Thomas, 2000 WI at ¶20 (citations somittted).

11            Goss maintains that “(t)he most that can possibly be said for this record is that it contains a bare stipulation of defendant, through his attorney, that a sufficient factual basis for the no contest plea exists somewhere.”  We disagree.  Goss is correct that a mere stipulation or failure to object does not provide a sufficient basis for a determination that a factual basis exists.  See State v. Harrington, 181 Wis. 2d 985, 991, 512 N.W.2d 261 (Ct. App. 1994).  The record here, however, does not support Goss’s contentions.

12            The plea hearing transcript reveals that the court recited the factual allegations contained in the complaints.  Because the court’s recitation tracks the factual allegations of the complaints, the only reasonable inference is that the court was reading from the complaints.  As a result, when very shortly thereafter the court then asked defense counsel whether he stipulated to a factual basis, the compelling inference to be drawn is that the court was referring to the complaints and the allegations within.  A factual basis may be established by stipulation of defense counsel to the facts contained in the criminal complaint.  Thomas, 2000 WI at ¶21.

13            Goss claims that “(t)here is absolutely no identifications of what ‘the facts’ are which would constitute the offenses charged and thus no stipulations to the accuracy of any particular facts” and “[t]he record in this case contains no basis whatsoever upon which a reviewing court could make a determination that a factual basis for the no contest plea existed.”  This claim strains logic.  We are convinced that the record demonstrates the court was using the complaints to establish the factual basis.  It identified the individual facts supporting the charges in the complaints using the wording of the complaints.  In the context of the hearing, we conclude that the court’s omission of the words “in the complaints” when it asked whether defense counsel stipulated to a factual basis, is not reversible error.[2] 

14            Turning to the complaints, we are satisfied that they allege a sufficient factual basis for the charges.  Without reciting the more than five pages of factual assertions arising out of the investigation by the Outagamie County Sheriff’s Department and the Appleton Police Department, we observe that the complaints contain information obtained from the store manager and cashier, an acquaintance of Goss, and Goss himself.  The officers obtained the stolen checks and showed them to Goss, who admitted the forged signatures were in his own handwriting.  Officers obtained the checkbook with carbon copies from the Huebner account from Goss’s acquaintance’s mother who found them near a trash can.  Goss’s admissions, together with corroborating evidence in the complaints, establish a sufficient factual basis for the pleas.

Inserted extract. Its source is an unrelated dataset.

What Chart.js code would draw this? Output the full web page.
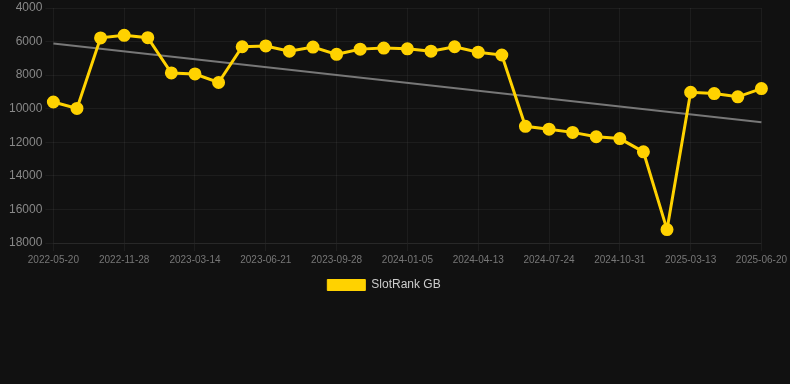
<!DOCTYPE html>
<html>
<head>
<meta charset="utf-8">
<script src="https://cdn.jsdelivr.net/npm/chart.js@4/dist/chart.umd.min.js"></script>
<style>
html,body{margin:0;padding:0;background:#111111;}
#wrap{width:790px;height:301px;position:relative;}
</style>
</head>
<body>
<div id="wrap"><canvas id="c"></canvas></div>
<script>
const categories = [
  "2022-05-20","2022-07-23","2022-09-25","2022-11-28","2023-01-02","2023-02-07",
  "2023-03-14","2023-04-16","2023-05-19","2023-06-21","2023-07-24","2023-08-26",
  "2023-09-28","2023-10-31","2023-12-03","2024-01-05","2024-02-07","2024-03-11",
  "2024-04-13","2024-05-17","2024-06-20","2024-07-24","2024-08-26","2024-09-28",
  "2024-10-31","2024-12-14","2025-01-27","2025-03-13","2025-04-15","2025-05-18",
  "2025-06-20"
];
const slotRankGB = [
  9600, 9980, 5780, 5630, 5770, 7870, 7930, 8440, 6310, 6260,
  6570, 6330, 6760, 6450, 6390, 6430, 6570, 6310, 6630, 6800,
  11050, 11220, 11410, 11670, 11780, 12570, 17200, 9020, 9100, 9290,
  8800
];
const trendStart = 6120;
const trendEnd = 10800;
const yTicks = [4000, 6000, 8000, 10000, 12000, 14000, 16000, 18000];

const trend = categories.map((_, i) => i === 0 ? trendStart : (i === categories.length - 1 ? trendEnd : null));

const FONT = 'Liberation Sans, Arial, sans-serif';
const GRID = 'rgba(255,255,255,0.05)';

new Chart(document.getElementById('c'), {
  type: 'line',
  data: {
    labels: categories,
    datasets: [
      {
        label: 'SlotRank GB',
        data: slotRankGB,
        borderColor: '#FFD200',
        backgroundColor: '#FFD200',
        borderWidth: 3,
        pointRadius: 5,
        pointHoverRadius: 5,
        pointBackgroundColor: '#FFD200',
        pointBorderColor: '#FFD200',
        tension: 0,
        order: 1
      },
      {
        label: 'trend',
        data: trend,
        borderColor: '#777777',
        borderWidth: 2,
        pointRadius: 0,
        spanGaps: true,
        fill: false,
        order: 2
      }
    ]
  },
  options: {
    responsive: true,
    maintainAspectRatio: false,
    animation: false,
    layout: { padding: { left: 6, right: 28, top: 0, bottom: 0 } },
    plugins: {
      legend: {
        position: 'bottom',
        labels: {
          color: '#cccccc',
          font: { family: FONT, size: 12 },
          boxWidth: 38,
          boxHeight: 11,
          filter: (item) => item.text !== 'trend',
          generateLabels: (chart) => Chart.defaults.plugins.legend.labels.generateLabels(chart).map(l => Object.assign(l, { lineWidth: 1 }))
        }
      },
      tooltip: { enabled: false }
    },
    scales: {
      x: {
        grid: { color: GRID },
        border: { color: GRID },
        ticks: {
          color: '#777777',
          font: { family: FONT, size: 10 },
          maxRotation: 0,
          autoSkip: true,
          maxTicksLimit: 11
        }
      },
      y: {
        reverse: true,
        min: 4000,
        max: 18000,
        afterBuildTicks: (axis) => { axis.ticks = yTicks.map(v => ({ value: v })); },
        afterFit: (scale) => { scale.paddingTop = 6; },
        grid: { color: GRID },
        border: { display: false },
        ticks: {
          color: '#888888',
          font: { family: FONT, size: 12 },
          callback: (v) => String(v)
        }
      }
    }
  }
});
</script>
</body>
</html>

                        By the Court.—Judgments and orders affirmed.

                        This opinion will not be published.  See Wis. Stat. Rule 809.23(1)(b)5.

 


 



[1] Goss concedes that the court “did a thorough job of making certain that the plea was knowingly, voluntarily and intelligently entered” in compliance with other plea-taking procedures.  These are described in Wis. Stat. § 971.08, which provides in part:

    (1)  Before the court accepts a plea of guilty or no contest, it shall do all of the following:

    (a)  Address the defendant personally and determine that the plea is made voluntarily with understanding of the nature of the charge and the potential punishment if convicted.

    (b)  Make such inquiry as satisfies it that the defendant in fact committed the crime charged.

 

All statutory references are to the 1999-2000 version unless otherwise noted. 

Additionally, the court’s general duties prior to accepting guilty or no contest pleas have been described in State v. Bangert, 131 Wis. 2d 246, 261-62, 389 N.W.2d 12 (1986):

(1)  To determine the extent of the defendant's education and general comprehension;

(2)  To establish the accused's understanding of the nature of the crime with which he is charged and the range of punishments which it carries;

(3)  To ascertain whether any promises or threats have been made to him in connection with his appearance, his refusal of counsel, and his proposed plea of guilty;

(4)  To alert the accused to the possibility that a lawyer may discover defenses or mitigating circumstances which would not be apparent to a layman such as the accused;

(5)  To make sure that the defendant understands that if a pauper, counsel will be provided at no expense to him; and

(6)  To personally ascertain whether a factual basis exists to support the plea.  (Citations omitted.)

 

The record establishes that the circuit court conducted a very thorough plea colloquy, carefully complying with Wis. Stat. § 971.08 and Bangert.

[2] The prosecutor summed up the issue at the postconviction hearing, stating in reference to the plea hearing: “I think everyone in the courtroom understood that we’re talking about the Criminal Complaint here.”